Figure 10 is a screen shot of an implementation of a TP display after loading a file containing 100 clusters each consisting of 20 points in a 100-dimensional space. The clusters are plainly visible, and intuitive. What can’t be seen on this screen-shot is the fact that TP allows the user to rotate and “flex” the data in various ways, zoom, change the icon size, and save lower dimensional representations of the data.

Dimension reduction for visualization produces successively lower-dimensional representations of the data, which can be saved for analysis or as feature winnowing products.

As an example of the utility of this visualizer, consider the following application.

Face-to-face interactions among groups of people follow certain conventions. These conventions provide an orderly structure for effective communication. This results in the formation of a variety of associations/relationships, such as “cliques”, as people gather around and/or disperse driven by interests, demographics, and goals. These associations have been studied extensively, and analysis of the resulting social structures can be used to characterize the interests, goals, and even personalities of those involved.

Interactions among the participants on social media platforms also give rise to complex social structures, which are the basis of social engineering, forensic data mining, and behavior analysis.

When viewed graphically, certain types of social media interaction become immediately apparent: cliques can be analyzed visually, complex interactions that would otherwise defy detection can be seen, and forecasting and planning are enhanced. In particular, visualization of high-dimensional social media structures can be used to support profiling for marketing products, assessing and influencing public opinion, and estimating malware risk and susceptibility.

FACT: Human and BOT behaviors often look very different in this type of visualization.

A large collection of social media posts was numericized using text processing techniques. The resulting feature space was then visualized using the TP visualizer, showing a clear difference between BOT behaviors and human behaviors on this social media platform. This has phenomenon has since been observed visually in this way on other social media platforms (Fig. 11).

Fig. 11.
figure 11

The lack of diversity of a wide variety of BOTS is clearly seen in this 10-dimensional space

4 Future Work

  • Build a user interface, allowing users to interact with the machine space. Functionality would include zooming in and out and spin the sphere to discover the range of solutions for the machine. Allow the user to manually “game” the coloration: adjusting the color boundaries of the model by accuracy to see how accurate a machine can get before it is not efficient.

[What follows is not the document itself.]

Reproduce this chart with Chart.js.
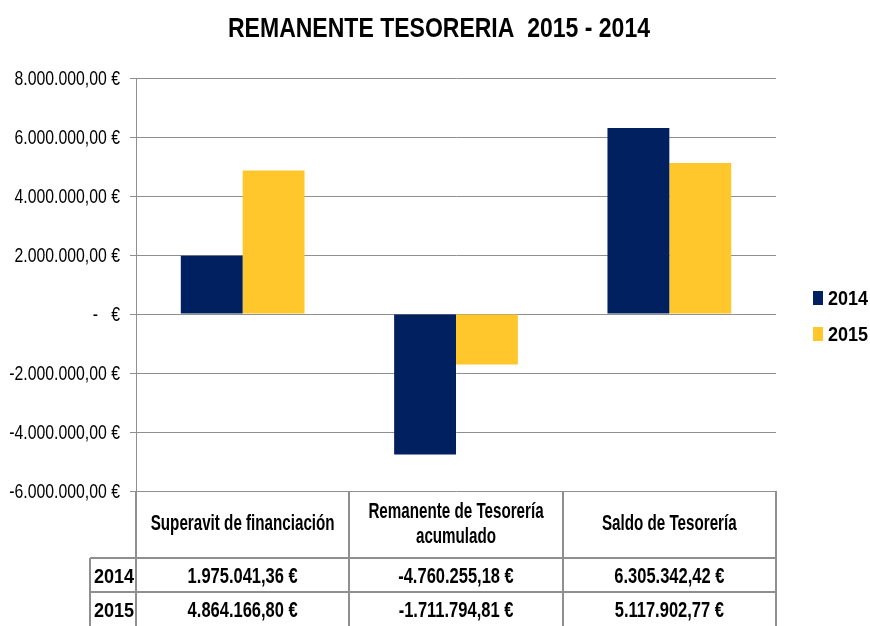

  • Use described visual methods not just for forensics, but for design as well. In an interface similar to the one described above, a user could be given the ability to select a machine by mouse click.

  • Optimize the rendering process for speed to support direct user interaction.

  • Additional cross-paradigm experimentation using other reasoning paradigms, such as Self Organizing Maps.

  • Use for analysis of known pathologies (such as local extrema).